Clinical Trials at NYU Langone Pave the Way for the First Effective Therapies for Bladder Cancer Approved in 30 Years, Giving Hope to Older Patients Too Frail for Conventional Treatments
Several years ago, when Arjun V. Balar, MD, would deliver a diagnosis of advanced bladder cancer to a typical patient—a man over the age of 70—the conversation was a grim one for doctor and patient alike. Dr. Balar, a medical oncologist at NYU Langone’s Perlmutter Cancer Center, had to explain that if the cancer had traveled beyond the lining of the bladder, that organ and others nearby would need to be removed; that for cancer that had spread beyond the bladder, most older patients found the standard chemotherapy regimen intolerable; and that the less potent alternative would extend life by only 10 months or so. “The patient would be devastated,” recalls Dr. Balar.
But earlier this year, despair gave way to hope. Two ongoing international clinical trials led by Dr. Balar, director of the Genitourinary Medical Oncology Program at Perlmutter Cancer Center, and funded by pharmaceutical manufacturers, have paved the way for the approval of two novel treatments for patients with advanced bladder cancer who are ineligible for the standard chemotherapy. The medications—the first ever approved for this typically frail population— give older patients a nearly 25 percent chance of survival.
Trial results showed that the immunotherapy treatments shrank tumors by at least 30 percent in one-quarter of the nearly 500 study participants combined in both studies. Of those, 5 percent got the news that that their tumors had disappeared.
Atezolizumab (Tecentriq®), approved in April 2017, and pembrolizumab (Keytruda®), green-lighted one month later, belong to a class of cancer drugs known as immune checkpoint inhibitors, which are designed to release a break on immune cells, allowing them to attack tumor cells. Trial results showed that the immunotherapy treatments shrank tumors by at least 30 percent in one-quarter of the nearly 500 study participants combined in both studies. Of those, 5 percent got the best news imaginable: their tumors had totally disappeared.
“While this percentage may seem small,” Dr. Balar notes, “remember that on average, these patients would otherwise have died within 10 months.”

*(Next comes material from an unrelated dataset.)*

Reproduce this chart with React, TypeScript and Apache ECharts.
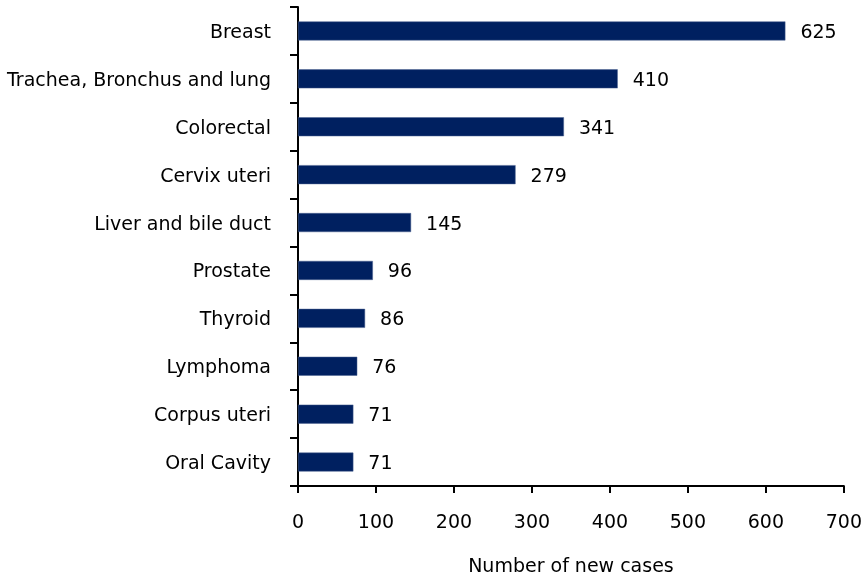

Each year, about 79,000 Americans are diagnosed with bladder cancer. The disease claims some 17,000 lives annually, and less than 15 percent of those with a late-stage tumor survive more than 5 years. Bladder cancer strikes four times as many men as women, making it the fourth most common cancer among men. About 80 percent of those diagnosed are current or former smokers.
The malignancy is usually confined to the inner lining of the bladder, requiring most patients to undergo surgery to remove the tumor. If the cancer has invaded deeper, from the inner lining into the muscle, however, the bladder must be removed, along with the prostate in men or the uterus and ovaries in women.
“Removal of the entire bladder and reconstruction of a new urinary tract is a complex surgical procedure associated with a high rate of complications,” explains urologic oncology surgeon William C. Huang, MD, who was not involved in the trials. Dr. Balar, in collaboration with Dr. Huang, is now leading a trial to see if surgery can be avoided by using immunotherapy in combination with chemoradiation. “If immunotherapy can reduce the number of people who may need to have their entire bladder removed,” says Dr. Huang, “that would be a huge step forward.”
Dr. Balar first recognized the potential of immunotherapy during the clinical trial with atezolizumab. He recalls one participant, an 80-year-old woman with a very aggressive cancer that had widely metastasized, who looked and felt better within weeks of her first dose. Dr. Balar reports that three years later, the woman remains cancer free.
Nearly a dozen clinical trials are currently under way at NYU Langone to test novel therapies for bladder cancer, including new immunotherapies, targeted therapies, and combinations. “Patients used to choose between chemotherapy and hospice care,” says Dr. Balar. “It’s a privilege to provide them with hope instead.”